Libération, 8 mai 2019, p. 24.
Emmanuel Macron et deux oiseaux tombent à pic sans que rien ne puisse amortir leur chute : aucune végétation, un caillou, des crevasses, un sol déchiré, un animal maigre et mort, un autre sous forme de squelette – un monde inhospitalier, sec, désert. La catastrophe écologique qui se profile à tous les horizons non climato-sceptiques apparaît certaine, ce qu’on peut considérer comme une forme d’hypotypose (un événement est présenté au destinataire du discours, pour le commotionner, comme s’il pouvait l’observer en détail).
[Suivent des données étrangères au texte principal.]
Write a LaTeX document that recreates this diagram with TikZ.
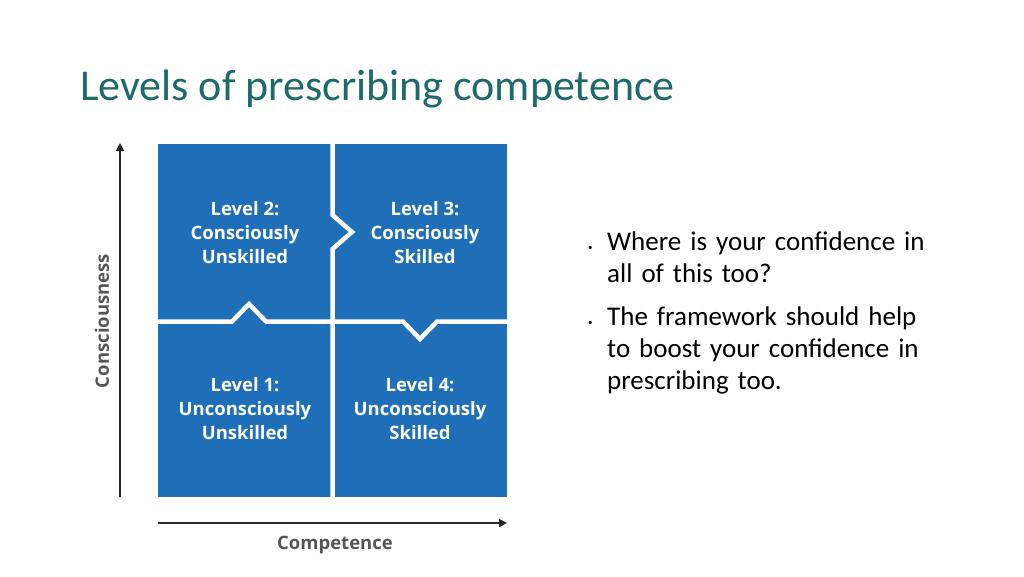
\documentclass[tikz,border=0pt]{standalone}
\usepackage{fontspec}
\setmainfont{Carlito}
\newfontfamily\boxfont{Open Sans}
\usetikzlibrary{positioning, arrows.meta}
\definecolor{quadblue}{HTML}{1F6EB8}
\definecolor{titleteal}{HTML}{1D6A6A}
\definecolor{axisgray}{HTML}{555555}
\begin{document}
\begin{tikzpicture}
    [
        x=1pt, y=-1pt,
        level_text/.style={text=white, align=center, font=\boxfont\bfseries\fontsize{18.5}{24}\selectfont},
        axis_line/.style={-{Triangle[length=8pt, width=8pt]}, line width=2pt, color=black!85},
        axis_text/.style={text=axisgray, font=\boxfont\bfseries\fontsize{18.5}{20}\selectfont},
        gap_line/.style={white, line width=4.5pt},
    ]
        \useasboundingbox (0,0) rectangle (1024,576);
        \node[anchor=base west, text=titleteal, font=\fontsize{44}{48}\selectfont, inner sep=0] (title) at (80,100) {Levels of prescribing competence};
        % quadrants
        \fill[quadblue] (158,144) rectangle (507,497);
        \draw[gap_line] (332.5,144) -- (332.5,215) -- (352,232) -- (332.5,249) -- (332.5,497);
        \draw[gap_line] (158,321.5) -- (232,321.5) -- (249,304) -- (266,321.5) -- (403,321.5) -- (420,339) -- (437,321.5) -- (507,321.5);
        \node[level_text] (lvl2) at (245,233) {Level 2:\\Consciously\\Unskilled};
        \node[level_text] (lvl3) at (425,233) {Level 3:\\Consciously\\Skilled};
        \node[level_text] (lvl1) at (245,409) {Level 1:\\Unconsciously\\Unskilled};
        \node[level_text] (lvl4) at (420,409) {Level 4:\\Unconsciously\\Skilled};
        % axes
        \coordinate (origin_y) at (120,497);
        \coordinate (top_y) at (120,143);
        \coordinate (origin_x) at (158,523);
        \coordinate (end_x) at (507,523);
        \draw[axis_line] (origin_y) -- (top_y);
        \draw[axis_line] (origin_x) -- (end_x);
        \node[axis_text, rotate=90] (consc) at (102,321) {Consciousness};
        \node[axis_text] (comp) at (335,545) {Competence};
        % bullets
        \node[anchor=north west, align=left, text width=400pt, inner sep=0, font=\fontsize{27}{32}\selectfont] (bullets) at (588,232)
        {\makebox[19pt][l]{\small•}Where is your confidence in\\\hspace*{19pt}all of this too?\\[11pt]
         \makebox[19pt][l]{\small•}The framework should help\\\hspace*{19pt}to boost your confidence in\\\hspace*{19pt}prescribing too.};
    \end{tikzpicture}
\end{document}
Et qu’observe-t-il ? Des oiseaux tombant du ciel ; c’est désolant, mais ça s’explique : après tout ce sont des volatiles. Macron non. Sauf à voir un couple imagé de métaphores : l’illusion (il planait dans les hauteurs), la désillusion (la chute est rude). La désillusion, ou plutôt l’illusoire désillusion : manifestement il n’est plus temps de s’occuper de la biodiversité.
Car le dessin est de part en part hyperbolique. Le désert, ce n’est plus la nature menacée mais la nature disparue. Le profil maximalement aérodynamique des deux oiseaux latéraux et du Macron central (peu corpulent, il est particulièrement apte à fendre les airs) rend leur chute inopinée et bien visible. Enfin quant à la chute, elle est saisie in extremis, juste avant l’impact irrémédiable. Concentrant le sens de son dessin, Willem mythifie Macron, mais c’est hélas pour le rapprocher d’Icare (il n’est pas le premier), qui, croyant voler au-dessus des événements, s’est écrasé au sol.